APhaFIG 2: Bacterial cells invading the pharynx of day 7 adults.
Bacterial cells can be seen in the lumen at any age and invading into pharyngeal muscle cell cytoplasm as early as day 7 of adulthood.
A. Diagram of the head, grey box shows approximate positions of (B-E).
B. Procorpus region of young adult hermaphrodite. (Image source: N2T [N. Thomson] 402.)
C. Intact bacteria are present in the anterior lumen of this 7-day-old adult. (Image source: N826 [D. Hall] G5875.) Ch, pharyngeal channels; pm, pharyngeal muscle; mc, marginal cell. Bar, 1 micron.
D. Intact bacterial cells are seen inside the pharyngeal muscle cell cytoplasm of this 7-day-old adult, compressing any remaining myofilaments to the lateral edges of the cell, while bacteria tend to dominate the center of each muscle. The marginal cells contain some vacuoles, and are distorted in shape, as the muscle volume swells to accommodate invading bacteria. Intact bacteria are sometimes seen in the anterior lumen of young adults (i.e., APhaFIG 4B) but less frequently within the procorpus region. (Image source: N822 [D. Hall] 4627.) Bar, 5 microns.
E. Enlargement of boxed area in (D).
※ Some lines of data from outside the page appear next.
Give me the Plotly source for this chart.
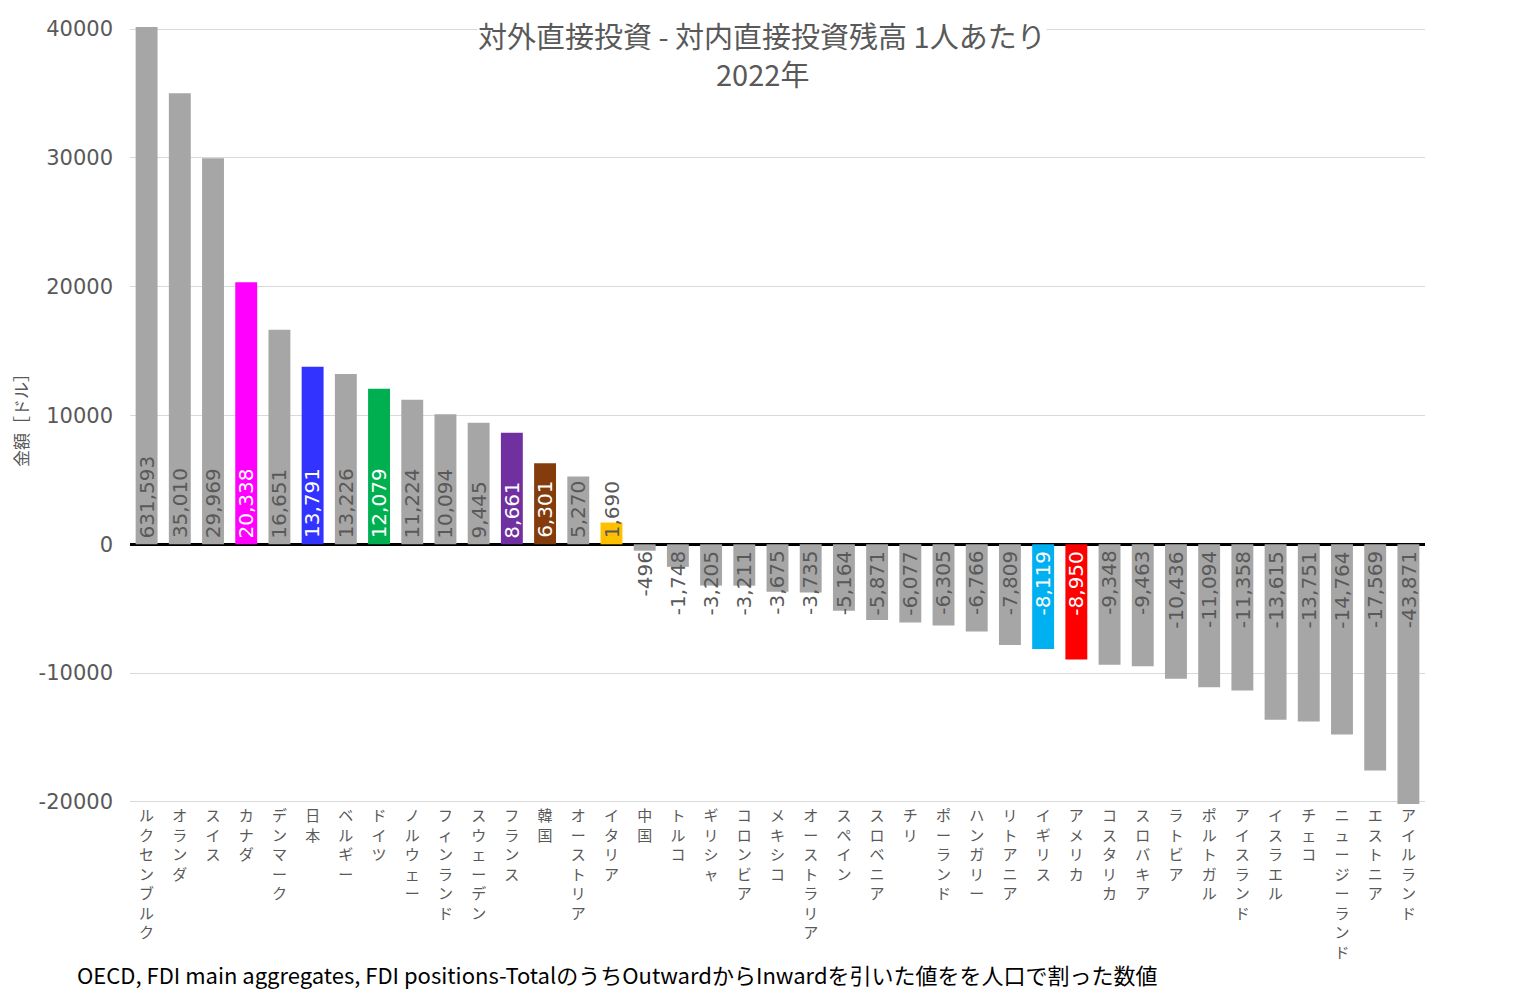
import plotly.graph_objects as go

countries = ["ルクセンブルク", "オランダ", "スイス", "カナダ", "デンマーク", "日本", "ベルギー", "ドイツ",
             "ノルウェー", "フィンランド", "スウェーデン", "フランス", "韓国", "オーストリア", "イタリア",
             "中国", "トルコ", "ギリシャ", "コロンビア", "メキシコ", "オーストラリア", "スペイン", "スロベニア",
             "チリ", "ポーランド", "ハンガリー", "リトアニア", "イギリス", "アメリカ", "コスタリカ", "スロバキア",
             "ラトビア", "ポルトガル", "アイスランド", "イスラエル", "チェコ", "ニュージーランド", "エストニア",
             "アイルランド"]
values = [631593, 35010, 29969, 20338, 16651, 13791, 13226, 12079,
          11224, 10094, 9445, 8661, 6301, 5270, 1690,
          -496, -1748, -3205, -3211, -3675, -3735, -5164, -5871,
          -6077, -6305, -6766, -7809, -8119, -8950, -9348, -9463,
          -10436, -11094, -11358, -13615, -13751, -14764, -17569,
          -43871]
highlight_colors = {"カナダ": "#FF00FF", "日本": "#3333FF", "ドイツ": "#00B050", "フランス": "#7030A0",
                    "韓国": "#843C0C", "イタリア": "#FFC000", "イギリス": "#00B0F0", "アメリカ": "#FF0000"}
base_color = "#A6A6A6"
title_line1 = "対外直接投資 - 対内直接投資残高 1人あたり"
title_line2 = "2022年"
y_title = "金額［ドル］"
note = "OECD, FDI main aggregates, FDI positions-TotalのうちOutwardからInwardを引いた値をを人口で割った数値"
y_ticks = [-20000, -10000, 0, 10000, 20000, 30000, 40000]

FONT = "Noto Sans CJK JP, Noto Sans, sans-serif"
NUM_FONT = "DejaVu Sans, Noto Sans CJK JP, sans-serif"
GRAY = "#595959"

colors = [highlight_colors.get(c, base_color) for c in countries]

fig = go.Figure(go.Bar(x=countries, y=values, marker=dict(color=colors, line=dict(width=0)),
                       hoverinfo="x+y"))

def vertical(name):
    return "<br>".join(name)

annotations = []
for c, v in zip(countries, values):
    txt_color = "#FFFFFF" if (c in highlight_colors and c != "イタリア") else GRAY
    annotations.append(dict(x=c, y=0, xref="x", yref="y", text=f"{v:,}", textangle=-90,
                            showarrow=False, yanchor="bottom" if v > 0 else "top",
                            yshift=4 if v > 0 else -5,
                            font=dict(family=NUM_FONT, size=20, color=txt_color)))

# page is offset by 8px body margin; plot area on screen: x 130..1425, y 27..804
W, H = 1526, 997
left, right, top, bottom = 122, 1417, 19, 796
plot_w, plot_h = right - left, bottom - top
off = 8

def px(xs):
    return (xs - off - left) / plot_w

def py(ys):
    return 1 - (ys - off - top) / plot_h

annotations.append(dict(xref="paper", yref="paper", x=px(762), y=py(35),
                        xanchor="center", yanchor="middle", text=title_line1, showarrow=False,
                        bgcolor="white", borderpad=0, font=dict(family=FONT, size=29, color=GRAY)))
annotations.append(dict(xref="paper", yref="paper", x=px(762), y=py(73),
                        xanchor="center", yanchor="middle", text=title_line2, showarrow=False,
                        font=dict(family=FONT, size=29, color=GRAY)))
annotations.append(dict(xref="paper", yref="paper", x=px(21), y=py(416), textangle=-90,
                        xanchor="center", yanchor="middle", text=y_title, showarrow=False,
                        font=dict(family=FONT, size=17, color=GRAY)))
annotations.append(dict(xref="paper", yref="paper", x=px(75), y=py(974),
                        xanchor="left", yanchor="middle", text=note, showarrow=False,
                        font=dict(family=FONT, size=22, color="#000000")))

fig.update_layout(
    width=W, height=H,
    margin=dict(l=left, r=W - right, t=top, b=H - bottom, autoexpand=False),
    paper_bgcolor="white", plot_bgcolor="white",
    bargap=0.34, showlegend=False,
    font=dict(family=FONT, color=GRAY),
    annotations=annotations,
    xaxis=dict(tickmode="array", tickvals=countries, ticktext=[vertical(c) for c in countries],
               tickfont=dict(family=FONT, size=15, color=GRAY), ticks="", showgrid=False,
               showline=False, tickangle=0, automargin=False, ticklabelstandoff=1),
    yaxis=dict(range=[-20160, 40160], tickmode="array", tickvals=y_ticks,
               ticktext=[str(t) for t in y_ticks], showgrid=True, gridcolor="#D9D9D9",
               gridwidth=1, zeroline=True, zerolinecolor="#000000", zerolinewidth=3, showline=False,
               tickfont=dict(family=NUM_FONT, size=21, color=GRAY), ticklabelstandoff=16,
               automargin=False),
)

fig.write_html("out.html")
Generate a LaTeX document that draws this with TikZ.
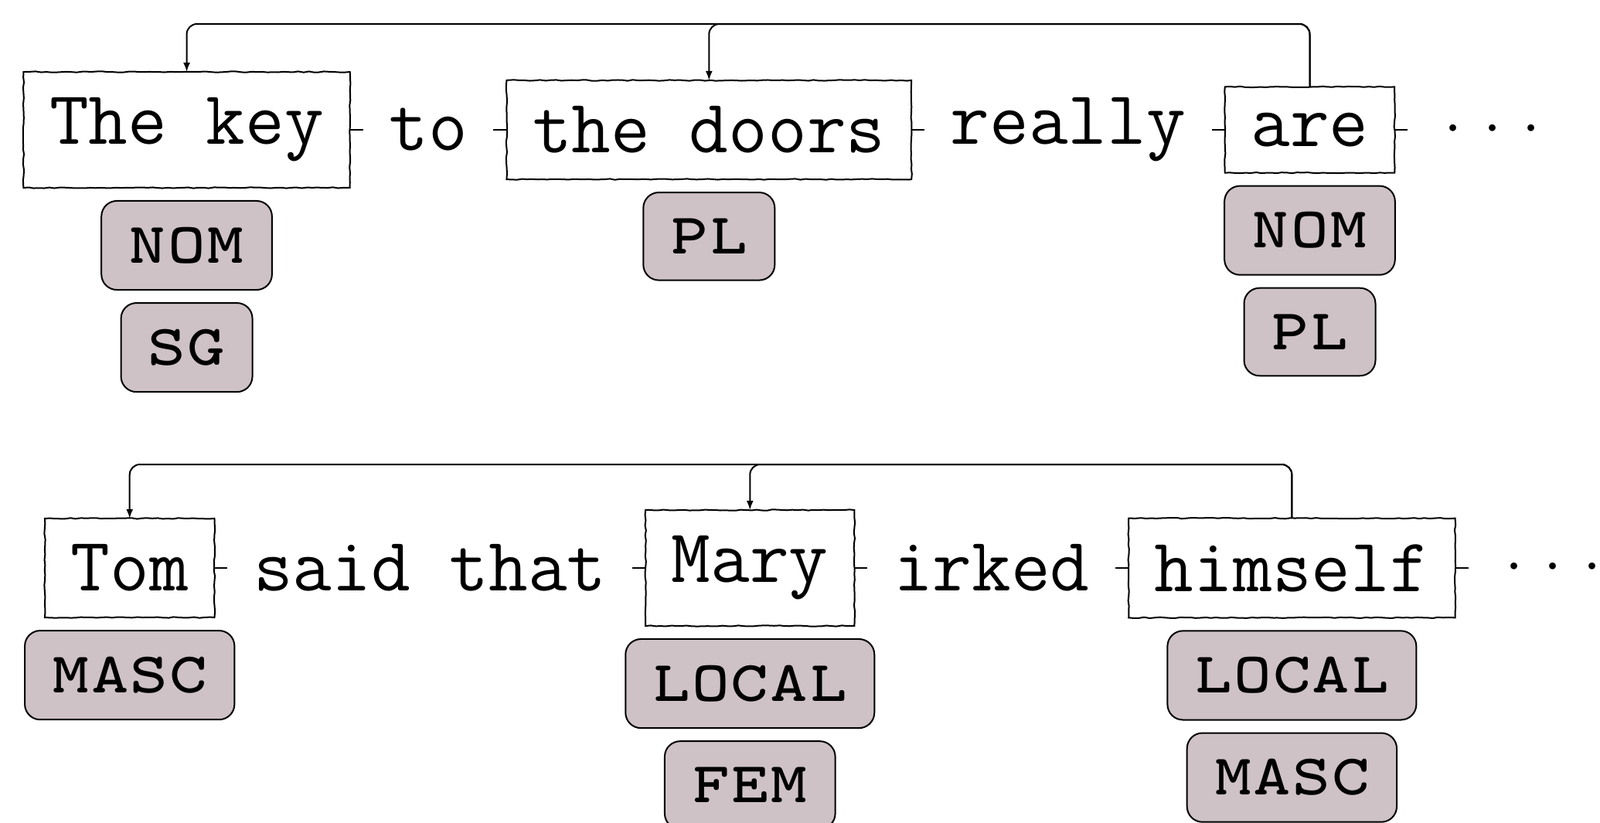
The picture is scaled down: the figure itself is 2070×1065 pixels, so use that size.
\documentclass[tikz,border=0pt]{standalone}
\usetikzlibrary{positioning,arrows.meta,decorations.pathmorphing}
\definecolor{tagfill}{RGB}{206,194,198}
\newcommand\tdots{\makebox[0.514em]{$\cdot$}\makebox[0.514em]{$\cdot$}\makebox[0.514em]{$\cdot$}}
\begin{document}
\begin{tikzpicture}[x=0.3pt,y=-0.3pt,
  font=\fontsize{29.54pt}{35pt}\selectfont\ttfamily,
  every node/.style={outer sep=0pt},
  sketch/.style={decorate, decoration={random steps, segment length=2pt, amplitude=0.2pt}},
  wordbox/.style={draw, line width=0.6pt, inner sep=10.1pt, fill=white, sketch},
  plainword/.style={inner sep=10.1pt},
  tagbox/.style={draw, line width=0.6pt, fill=tagfill, rounded corners=6pt,
    inner xsep=10.3pt, inner ysep=10.2pt,
    font=\fontsize{28.95pt}{34pt}\selectfont\ttfamily\scshape},
  link/.style={line width=0.6pt},
  arc/.style={line width=0.6pt, rounded corners=4pt, -{Latex[length=3.6pt,width=2.7pt]}},
  node distance=5.1pt]
\useasboundingbox (0,0) rectangle (2070,1065);

% ---- row 1
\node[wordbox, anchor=west] (w1) at (30.4,168) {The key};
\node[plainword, right=of w1] (w2) {to};
\node[wordbox, right=of w2] (w3) {the doors};
\node[plainword, right=of w3] (w4) {really};
\node[wordbox, right=of w4] (w5) {are};
\node[plainword, right=of w5] (w6) {\tdots};
\draw[link] (w1) -- (w2);
\draw[link] (w2) -- (w3);
\draw[link] (w3) -- (w4);
\draw[link] (w4) -- (w5);
\draw[link] (w5) -- (w6);

\node[tagbox, below=of w1] (t1a) {nom};
\node[tagbox, below=of t1a] (t1b) {sg};
\node[tagbox, below=of w3] (t3a) {pl};
\node[tagbox, below=of w5] (t5a) {nom};
\node[tagbox, below=of t5a] (t5b) {pl};

\coordinate (h1) at (0,31);
\draw[arc] (w5.north) -- (w5.north |- h1) -| (w1.north);
\draw[arc] (w5.north) -- (w5.north |- h1) -| (w3.north);

% ---- row 2
\node[wordbox, anchor=west] (v1) at (58,735) {Tom};
\node[plainword, right=of v1] (v2) {said that};
\node[wordbox, right=of v2] (v3) {Mary};
\node[plainword, right=of v3] (v4) {irked};
\node[wordbox, right=of v4] (v5) {himself};
\node[plainword, right=of v5] (v6) {\tdots};
\draw[link] (v1) -- (v2);
\draw[link] (v2) -- (v3);
\draw[link] (v3) -- (v4);
\draw[link] (v4) -- (v5);
\draw[link] (v5) -- (v6);

\node[tagbox, below=of v1] (s1a) {masc};
\node[tagbox, below=of v3] (s3a) {local};
\node[tagbox, below=of s3a] (s3b) {fem};
\node[tagbox, below=of v5] (s5a) {local};
\node[tagbox, below=of s5a] (s5b) {masc};

\coordinate (h2) at (0,601);
\draw[arc] (v5.north) -- (v5.north |- h2) -| (v1.north);
\draw[arc] (v5.north) -- (v5.north |- h2) -| (v3.north);
\end{tikzpicture}
\end{document}
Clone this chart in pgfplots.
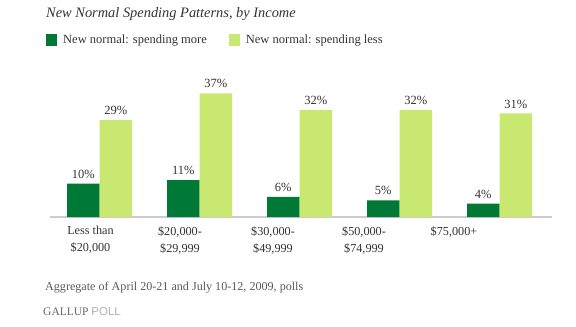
\documentclass[border=0pt]{standalone}
\usepackage{pgfplots}
\pgfplotsset{compat=1.18}
\usepackage{fontspec}
\setmainfont{Liberation Serif}
\setsansfont{Liberation Sans}
\definecolor{darkg}{HTML}{007836}
\definecolor{lightg}{HTML}{C8E872}
\definecolor{txt}{HTML}{333333}
\definecolor{axisg}{HTML}{CCCCCC}
\begin{document}
\begin{tikzpicture}[x=1bp,y=1bp]
\useasboundingbox (0,0) rectangle (576,326);
\begin{axis}[
  at={(50bp,109bp)}, anchor=south west,
  scale only axis, width=502bp, height=133.7bp,
  xmin=-0.495, xmax=4.525, ymin=0, ymax=40,
  ybar=0pt, bar width=32.5bp,
  axis line style={draw=none},
  hide y axis,
  xtick={-0.09,0.805,1.735,2.645,3.545},
  xticklabels={{Less than\\\$20,000},{\$20,000-\\\$29,999},{\$30,000-\\\$49,999},{\$50,000-\\\$74,999},{\$75,000+}},
  xticklabel style={align=center, font=\fontsize{12.2bp}{17bp}\selectfont, text=txt, inner sep=0pt, yshift=-9bp},
  major tick length=0pt,
  /pgf/number format/assume math mode=true,
  nodes near coords={\pgfmathprintnumber{\pgfplotspointmeta}\%},
  every node near coord/.append style={font=\fontsize{12.5bp}{14bp}\selectfont, text=txt, inner sep=0pt, yshift=5bp},
  legend columns=2,
  legend style={at={(axis description cs:-0.008,1.37)}, anchor=north west, draw=none, fill=none, inner sep=0pt,
    nodes={inner sep=0pt},
    font=\fontsize{12.5bp}{14bp}\selectfont, text=txt,
    /tikz/every odd column/.append style={column sep=6bp},
    /tikz/every even column/.append style={column sep=22bp}},
  legend image code/.code={\fill[#1] (0bp,-6bp) rectangle (11bp,6bp);},
  clip=false,
]
\draw[axisg, line width=2.5bp] (rel axis cs:0,0) -- (rel axis cs:1,0);
\addplot[fill=darkg, draw=none] coordinates {(0,10) (1,11) (2,6) (3,5) (4,4)};
\addplot[fill=lightg, draw=none] coordinates {(0,29) (1,37) (2,32) (3,32) (4,31)};
\legend{New normal: spending more, New normal: spending less}
\end{axis}
\node[anchor=base west, inner sep=0pt, font=\fontsize{14.4bp}{17bp}\selectfont\itshape, text=txt] at (46,309) {New Normal Spending Patterns, by Income};
\node[anchor=base west, inner sep=0pt, font=\fontsize{12.1bp}{14bp}\selectfont, text=black!65] at (45,36) {Aggregate of April 20-21 and July 10-12, 2009, polls};
\node[anchor=base west, inner sep=0pt, font=\fontsize{11.5bp}{12bp}\selectfont, text=black!60] at (43,11) {GALLUP \textcolor{black!30}{\sffamily\fontsize{11.5bp}{12bp}\selectfont POLL}};
\end{tikzpicture}
\end{document}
The massive swelling of bacteria in the ventral left pharyngeal muscle has obliterated any evidence for the subventral nerve cord here, and likely abolishes some neural connectivity here for pharyngeal neuron M1 and for the sensory processes of neurons I1L and I2L. (Image source: N822 [D. Hall] 4629.) Bar, 5 microns.